Keprisatu.com – Siapa sangka di Pulau Boyan yang terletak di Kelurahan Pulau Buluh Kecamatan Bulang, Kota Batam menyimpan sejarah penting. Di sana ternyata terdapat peninggalan sejarah di era kependudukan bangsa Belanja pada masa silam.
Menuju ke Pulau Boyan dari Kota Batam tidaklah membutuhkan waktu yang lama. Perjalanan hanya ditempuh 15 menit menggunakan kapal cepat (speed boat) dari pelabuhan Rakyat Sagulung.
Tidak butuh waktu lama, ternyata ada sesepuh dan juga warga di Pulau Boyan yakni Ena. Ia sudah menetap di pulau tersebut bersama suami sejak tahun 1960 silam.
“Waktu saya datang kesini, masih ada bekas peninggalan bangunan Belanda, seperti terowongan, penjara, tempat meriam dan bekas rumah. Dulu jalan semen masih bisa dilewati mobil,” kata Ena, kemarin.
Kata Ena, di pulau ini, dulunya menjadi markas Belanda dan terdapat lubang tempat persembunyian. Tidak hanya itu saja, ada juga bekas bangunan yang difungsikan seperti kolam renang yang keberadaannya persis di tepi laut.
“Kalau air lautnya surut, bangunan itu berisikan air dan dijadikan kolam renang. Memang saya tidak pernah jumpa sama orang Belanda, tapi selalu diceritakan oleh orangtua disini dan juga dapat cerita dari almarhum suami saya,” ujarnya
Ena merupakan orang yang paling tua di Pulau Boyan itu menyayangkan saat ini makin sedikit dinding batunya. “Mungkin karena rubuh dan batunya banyak dijual oleh masyarakat disini,” ucapnya
Kepala Disbudpar Kota Batam, Ardiwinata, juga mengikuti bersama Kepala Bidang (Kabid) Kebudayaan Disbudpar Kota Batam, Muhammad Zen dalam ekspedisi untuk mengungkap sejarah peninggalan Belanda di Pulau Boyan tersebut. Ia mengatakan, berdasarkan cerita turun temurun, Pulau Boyan diperkirakan menjadi tempat bagi Belanda melakukan pemantauan wilayah perbatasan di daerah yang diduduki sesuai Traktat London.
Dalam penelusuran tersebut, Ardi menemukan tiga situs atau bekas bangunan yang diperkirakan menjadi tapak pos pemantauan, ada bekas kantor, dan tapak meriam.
“Sejarah-sejarah semacam ini yang akan terus kami gali,” katanya.
Ia menjelaskan, kumpulan jejak sejarah Belanda di Pulau Boyan akan diceritakan dan menjadi koleksi Museum Batam Raja Ali Haji, tepatnya di Khazanah masa Belanda.

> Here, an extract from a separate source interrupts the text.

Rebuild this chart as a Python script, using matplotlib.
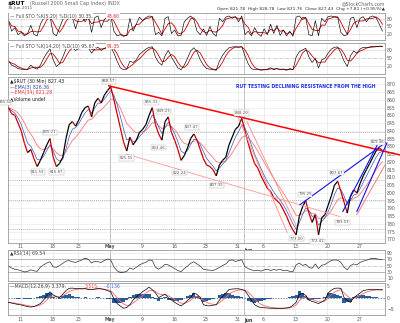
import numpy as np
import pandas as pd
import matplotlib
matplotlib.use('Agg')
import matplotlib.pyplot as plt
from matplotlib.collections import LineCollection

# $RUT closes, two per trading day (day 0 = 7-Apr-2011)
closes = [855, 851, 850, 845, 840, 832, 826, 828, 822, 817,
          821, 826, 831, 835, 823, 817, 819, 823, 835, 844,
          846, 843, 847, 852, 855, 856, 849, 858, 861, 858,
          863, 866, 868.5, 860, 851, 842, 833, 827, 836, 831,
          834, 839, 841, 844, 850, 855, 844, 838, 834, 846,
          849, 839, 834, 828, 821, 824, 829, 835, 838, 834,
          828, 822, 818, 817, 815, 811, 818, 821, 823, 831,
          836, 841, 843, 848, 840, 832, 825, 819, 816, 811,
          807, 803, 801, 797, 795, 793, 789, 785, 780, 776,
          773, 785, 791, 795, 787, 781, 786, 773, 784, 786,
          792, 798, 805, 807.5, 801, 794, 787, 798, 802, 800,
          806, 811, 815, 819, 823, 827, 829, 827.4]

# fast full stochastic %K (top panel), read at the same points
sto_fast = [75, 30, 45, 15, 25, 10, 20, 55, 15, 10,
            60, 85, 90, 95, 20, 10, 45, 80, 92, 95,
            88, 40, 85, 90, 70, 92, 25, 88, 95, 45,
            80, 92, 95, 30, 10, 15, 8, 12, 85, 30,
            60, 90, 75, 88, 95, 92, 15, 25, 10, 85,
            92, 20, 35, 10, 12, 70, 85, 95, 80, 30,
            15, 40, 12, 50, 20, 8, 85, 70, 90, 95,
            85, 92, 70, 95, 15, 30, 10, 45, 20, 8,
            40, 15, 60, 20, 55, 12, 35, 10, 30, 8,
            90, 95, 80, 88, 15, 10, 75, 10, 85, 70,
            92, 95, 90, 88, 25, 10, 15, 85, 90, 45,
            85, 92, 70, 90, 95, 88, 60, 30.35]

# slow full stochastic %K (second panel)
sto_slow = [40, 25, 20, 12, 10, 8, 10, 25, 15, 10,
            25, 50, 70, 85, 45, 20, 30, 55, 85, 92,
            90, 80, 88, 92, 93, 90, 70, 85, 92, 80,
            88, 93, 94, 70, 40, 15, 8, 10, 40, 35,
            45, 65, 75, 85, 92, 93, 55, 35, 25, 60,
            80, 55, 35, 15, 8, 25, 50, 78, 90, 75,
            45, 25, 12, 10, 8, 6, 40, 62, 78, 90,
            93, 94, 92, 94, 60, 30, 12, 8, 10, 6,
            8, 10, 15, 8, 12, 8, 10, 6, 12, 8,
            55, 75, 82, 88, 55, 35, 50, 15, 45, 50,
            70, 85, 92, 93, 70, 40, 20, 60, 78, 70,
            85, 92, 90, 93, 95, 94, 96, 95.67]

rsi_vals = [48, 42, 38, 36, 33, 29, 31, 36, 33, 31,
            45, 52, 58, 62, 46, 44, 50, 57, 64, 66,
            62, 60, 64, 68, 74, 70, 58, 64, 62, 60,
            66, 71, 68, 45, 33, 27, 28, 31, 42, 38,
            44, 52, 57, 60, 68, 66, 44, 38, 45, 54,
            52, 46, 40, 34, 30, 40, 48, 57, 62, 55,
            48, 38, 36, 35, 34, 38, 44, 50, 55, 66,
            68, 63, 66, 68, 46, 40, 36, 33, 35, 32,
            36, 38, 34, 37, 35, 38, 33, 35, 31, 30,
            52, 58, 50, 54, 44, 41, 55, 40, 51, 53,
            60, 66, 68, 67, 60, 44, 36, 50, 55, 52,
            60, 64, 67, 71, 73, 72, 70, 69.54]

macd_vals = [-2.0, -2.3, -2.6, -2.9, -3.1, -3.5, -3.8, -4.0, -3.8, -3.2,
             -2.5, -1.0, 1.0, 2.5, 1.2, 0.4, 0.0, 1.5, 3.0, 4.0,
             4.1, 3.9, 4.0, 3.8, 3.9, 3.5, 3.4, 3.7, 3.9, 3.8,
             3.5, 3.0, 2.5, -0.5, -2.5, -3.6, -4.5, -4.2, -3.0, -1.0,
             0.3, 1.5, 2.6, 3.5, 4.5, 3.4, 2.0, 0.0, 0.8, 1.5,
             0.0, -1.0, -2.0, -2.8, -3.5, -2.5, -1.2, 0.0, 2.0, 1.4,
             0.0, -3.0, -3.4, -3.5, -3.2, -3.0, -1.0, 0.5, 2.0, 3.5,
             3.7, 3.8, 3.8, 3.5, 3.0, 1.0, -1.0, -3.0, -3.8, -4.2,
             -4.3, -4.4, -4.5, -4.5, -4.6, -4.6, -4.5, -4.4, -4.2, -3.2,
             -2.0, 1.5, 1.8, 1.0, -1.0, -1.6, -2.0, -2.5, -1.8, -1.0,
             2.0, 3.2, 4.0, 4.1, 4.0, 0.0, -1.2, -2.0, 0.0, 1.0,
             2.0, 3.0, 3.3, 3.5, 3.6, 3.5, 3.4, 3.379]

tick_days = [2, 7, 11, 16, 21, 26, 31, 36, 40, 45, 50, 55]
tick_labels = ['11', '18', '25', 'May', '9', '16', '23', '31', '6', '13', '20', '27']
month_days = [16, 37]

# peak / trough labels: (day, price, text)
marks = [(-0.4, 858.5, '855.50'), (15.8, 872, '868.57'), (6.6, 839, '835.21'),
         (4.7, 813.5, '815.59'), (7.6, 813.5, '816.87'), (18.6, 822.5, '825.55'),
         (22.5, 858.5, '855.31'), (23.6, 829, '833.46'), (24.4, 852.5, '849.23'),
         (26.9, 813, '822.24'), (28.8, 842.5, '837.47'), (32.7, 805, '807.35'),
         (36.6, 851.5, '848.20'), (46.5, 799, '795.25'), (45.2, 770.6, '773.00'),
         (48.5, 768.9, '772.42'), (51.5, 813, '807.67'), (52.4, 781, '783.53'),
         (57.9, 832.5, '829.36')]

# trendlines drawn on the chart: ((day, price), (day, price), colour, width)
trendlines = [((15.8, 869), (61.3, 824.5), '#ff0000', 1.1),
              ((18.6, 825), (52.0, 784.7), '#ff9999', 0.6),
              ((36.0, 849), (43.7, 774.5), '#ff8888', 0.6),
              ((37.4, 846), (45.2, 778), '#ff8888', 0.6),
              ((45.7, 792.4), (59.0, 832.2), '#1010ee', 0.8),
              ((52.4, 788), (58.2, 834.1), '#1010ee', 0.8),
              ((54.6, 788), (59.3, 832.2), '#1010ee', 0.8),
              ((54.6, 786), (59.0, 818), '#ff6666', 0.6)]
dotted_levels = [839.5, 808.5, 795.5, 777]

days = np.arange(len(closes)) * 0.5 + 0.1
px = pd.Series(closes)
ema_fast = px.ewm(span=3, adjust=False).mean()
ema_slow = px.ewm(span=8, adjust=False).mean()
k1 = pd.Series(sto_fast)
d1 = k1.rolling(3, min_periods=1).mean()
k2 = pd.Series(sto_slow)
d2 = k2.rolling(3, min_periods=1).mean()
rsi = pd.Series(rsi_vals)
macd = pd.Series(macd_vals)
signal = macd.ewm(span=4, adjust=False).mean()
hist = macd - signal

fig = plt.figure(figsize=(4, 3.23), dpi=100)
L, W = 0.0195, 0.943
ax1 = fig.add_axes([L, 0.876, W, 0.084])
ax2 = fig.add_axes([L, 0.771, W, 0.096])
ax = fig.add_axes([L, 0.249, W, 0.514])
ax3 = fig.add_axes([L, 0.130, W, 0.096])
ax4 = fig.add_axes([L, 0.024, W, 0.100])

fs = 3.3
for a in [ax1, ax2, ax, ax3, ax4]:
    a.set_xlim(0, 59)
    a.yaxis.tick_right()
    a.tick_params(length=0, labelsize=fs, colors='#555555', pad=1.5)
    for sp in a.spines.values():
        sp.set_color('#999999')
        sp.set_linewidth(0.6)
    a.set_xticks(tick_days)
    for t in tick_days:
        a.axvline(t, color='#dddddd', lw=0.4, zorder=0)
    for t in month_days:
        a.axvline(t, color='#aaaaaa', lw=0.5, zorder=0)
    a.set_xticklabels([])

for a in [ax, ax4]:
    a.set_xticklabels(tick_labels)
    a.tick_params(axis='x', pad=1)
    for lab in a.get_xticklabels():
        if lab.get_text() == 'May':
            lab.set_fontweight('bold')
    a.text(37.6, -0.03 if a is ax else -0.10, 'Jun', transform=a.get_xaxis_transform(),
           fontsize=fs, fontweight='bold', color='#333333', va='top', ha='center')

# stochastic panels
for a, k, d, lab, v1, v2 in [(ax1, k1, d1, 'Full STO %K(5,20) %D(10)', '30.35,', '43.60'),
                             (ax2, k2, d2, 'Full STO %K(14,20) %D(10)', '95.67,', '91.35')]:
    a.set_ylim(-8, 108)
    a.set_yticks([20, 50, 80])
    for lv in [20, 80]:
        a.axhline(lv, color='#cccccc', lw=0.4, zorder=0)
    a.axhline(50, color='#aaaaaa', lw=0.4, ls='-.', zorder=0)
    a.plot(days, d, color='#cc0000', lw=0.6)
    a.plot(days, k, color='black', lw=0.45)
    a.text(0.005, 0.97, '\u2014 ' + lab + ' ' + v1, transform=a.transAxes,
           fontsize=fs, color='#444444', va='top',
           bbox=dict(fc='white', ec='none', pad=0.3))
    a.text(0.262, 0.97, v2, transform=a.transAxes, fontsize=fs, color='#dd2222', va='top',
           bbox=dict(fc='white', ec='none', pad=0.3))

# main price panel
ax.set_ylim(768, 875)
ax.set_yticks(np.arange(770, 871, 5))
for lv in np.arange(770, 871, 5):
    ax.axhline(lv, color='#e6e6e6', lw=0.4, zorder=0)
for lv in dotted_levels:
    ax.axhline(lv, color='#999999', lw=0.5, ls=(0, (1.5, 1.5)), zorder=0)

ax.plot(days, ema_slow, color='#ff7777', lw=0.6, zorder=2)
ax.plot(days, ema_fast, color='#4455bb', lw=0.5, zorder=2)
pts = np.column_stack([days, closes])
segs = np.stack([pts[:-1], pts[1:]], axis=1)
cols = ['black' if b >= a else '#cc0000' for a, b in zip(closes[:-1], closes[1:])]
ax.add_collection(LineCollection(segs, colors=cols, linewidths=0.9, zorder=3))

for (x0, y0), (x1, y1), c, w in trendlines:
    ax.plot([x0, x1], [y0, y1], color=c, lw=w, zorder=4, clip_on=False)

for d, p, t in marks:
    ax.text(d, p, t, fontsize=2.8, color='#555555', ha='center', va='center', zorder=5,
            clip_on=False, bbox=dict(fc='white', ec='#aaaaaa', lw=0.3, pad=0.4))

ax.text(0.79, 0.955, 'RUT TESTING DECLINING RESISTANCE FROM THE HIGH', transform=ax.transAxes,
        fontsize=3.3, color='#2233ee', ha='center', va='top', fontweight='bold')
leg = [('\u25b2$RUT (30 Min) 827.43', '#222222'), ('\u2014EMA(3) 826.36', '#3344aa'),
       ('\u2014EMA(34) 821.28', '#ee3333'), ('\u25b2Volume undef', '#222222')]
for i, (t, c) in enumerate(leg):
    ax.text(0.005, 0.985 - i * 0.034, t, transform=ax.transAxes, fontsize=fs, color=c, va='top')

# RSI panel
ax3.set_ylim(0, 100)
ax3.set_yticks([10, 30, 50, 70, 90])
for lv in [10, 90]:
    ax3.axhline(lv, color='#e0e0e0', lw=0.4, zorder=0)
ax3.axhline(70, color='#999999', lw=0.5)
ax3.axhline(30, color='#999999', lw=0.5)
ax3.axhline(50, color='#aaaaaa', lw=0.4, ls='-.')
ax3.plot(days, rsi, color='#333333', lw=0.5)
ax3.fill_between(days, rsi, 70, where=rsi > 70, color='#448844', lw=0, interpolate=True)
ax3.fill_between(days, rsi, 30, where=rsi < 30, color='#994444', lw=0, interpolate=True)
ax3.text(0.005, 0.97, '\u25b2RSI(14) 69.54', transform=ax3.transAxes, fontsize=fs,
         color='#444444', va='top', bbox=dict(fc='white', ec='none', pad=0.3))

# MACD panel
ax4.set_ylim(-7.5, 6.3)
ax4.set_yticks([-5, 0, 5])
for lv in [-5, 5]:
    ax4.axhline(lv, color='#e0e0e0', lw=0.4, zorder=0)
ax4.bar(days, hist, width=0.5, color='#2a5c9a', lw=0, zorder=1)
ax4.axhline(0, color='#2a5c9a', lw=0.5, ls=(0, (2, 2)))
ax4.plot(days, signal, color='#ff6666', lw=0.6, zorder=2)
ax4.plot(days, macd, color='black', lw=0.5, zorder=3)
ax4.text(0.005, 0.97, '\u2014MACD(12,26,9) 3.379,', transform=ax4.transAxes, fontsize=fs,
         color='#444444', va='top')
ax4.text(0.205, 0.97, '3.515,', transform=ax4.transAxes, fontsize=fs, color='#ee4444', va='top')
ax4.text(0.26, 0.97, '-0.136', transform=ax4.transAxes, fontsize=fs, color='#5566ee', va='top')

# header
fig.text(0.02, 0.997, '$RUT', fontsize=4.2, fontweight='bold', va='top')
fig.text(0.075, 0.997, '(Russell 2000 Small Cap Index) INDX', fontsize=3.5, color='#666666', va='top')
fig.text(0.02, 0.975, '30-Jun-2011', fontsize=3.0, color='#555555', va='center')
fig.text(0.962, 0.997, '@StockCharts.com', fontsize=3.3, color='#666666', va='top', ha='right')
fig.text(0.962, 0.978, 'Open 821.78  High 828.78  Low 821.76  Close 827.43  Chg +7.81 (+0.95%)\u25b2',
         fontsize=3.2, color='#333333', va='top', ha='right')

fig.savefig('out.png', dpi=100, facecolor='white')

Bagi pengunjung yang ingin melihat langsung bekas bangunan, juga dapat langsung datang ke Pulau Boyan.
Tak berhenti di situ, Disbudpar juga berencana menelusuri jejak sejarah peninggalan Belanda di Pulau Sambu, Kecamatan Belakangpadang. Pulau ini dulunya dikontrak dan digunakan oleh Belanda sejak Kesultanan Riau Lingga dan berakhir tahun 1976.
Sementara Anggota Tim Ahli Cagar Budaya (TACB) Kota Batam, Anasrudin, mengatakan, Pulau Boyan memang mempunyai jejak sejarah yang berkaitan dengan masa penjajahan Belanda di Tanah Air. Karena itu, TACB siap menerima laporan dari organisasi atau masyarakat, tentang potensi cagar budaya lain yang mungkin belum ditemukan.
“TACB Kota Batam siap bekerja untuk mengkaji bukti-bukti yang ada,” ucapnya.
Anas menyampaikan, saat ini Kota Batam sudah mempunyai TACB. Sehingga, masyarakat yang menjumpai benda-benda yang kemungkinan merupakan peninggalan sejarah atau benda cagar budaya, dapat melaporkanya atau mendaftarkannya melalui Disbudpar Kota Batam.
“Dari data tersebut, TACB akan mengkaji dan menggelar rapat. Kategori cagar budaya sendiri, nantinya dinilai berdasarkan lama tahun suatu barang, nilai pentingnya, dan juga bentuknya,” pungkasnya.(KS10).